In 1984, Ms. Gallup was appointed as assistant director of libraries and director of information systems at the University of Pennsylvania. Serving in these roles until 1992, she also was a lecturer with the United States Information Agency in 1987 and an adjunct professor with Drexel University in 1989. She then went on to serve as the director of library products with IME Group Ltd. from 1992 to 1996 and the general manager of EOS International from 1996 to 2003. From 2003 until her retirement in 2012, she operated as a self-employed IT consultant, which is something she had also done on and off throughout the entirety of her career.

A gifted writer, Ms. Gallup has contributed numerous articles to various scholarly and professional publications and co-authored, with F.W. Lancaster, the 1974 book “Information Retrieval On-Line.” She has also affiliated herself with a number of professional organizations in order to keep abreast of developments in her field, such as the American Library Association, the National Academy of Sciences, the Association for Computing Machinery and the American Society for Information Science. Though she is retired, she remains very active on a civic level and has been involved with the Neighborhood Association of the Back Bay, where she was an office administrator from 2012 to 2016, and the Freedom Trail Foundation.
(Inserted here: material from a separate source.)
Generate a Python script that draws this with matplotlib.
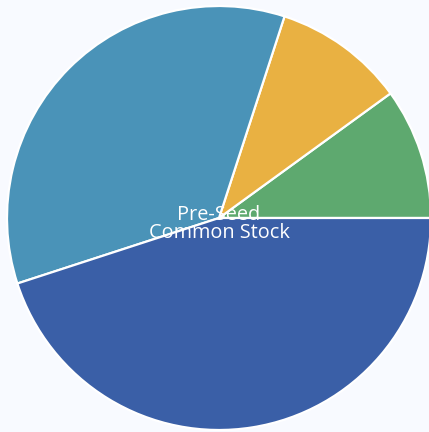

Attributing much of her success to the sense of accomplishment that drove her through the various aspects of her work, Ms. Gallup is most proud of all the time she has spent working in various parts of the United States government. Recognized early on with an award for Best Information Science Book of 1974 for “Information Retrieval On-Line,” she has since been the recipient of a number of other honors and accolades as well. Presented with the Albert Nelson Marquis Lifetime Achievement Award in 2019, she has previously been featured in the first edition of Who’s Who in Media and Communication and the 16th and 18th editions of Who’s Who of American Women.

Ms. Gallup was born in Newton, New Jersey, to father Winslow S. Gallup, an electrical engineer, and mother Esther Hoagland, a fine arts major. Her family also includes a sister and a brother, and a number of nieces and nephews. In her free time, she enjoys sports cars and owns a 1958 Porsche. Looking toward the future, Ms. Gallup intends to remain involved in her community and continue to be active with civic events.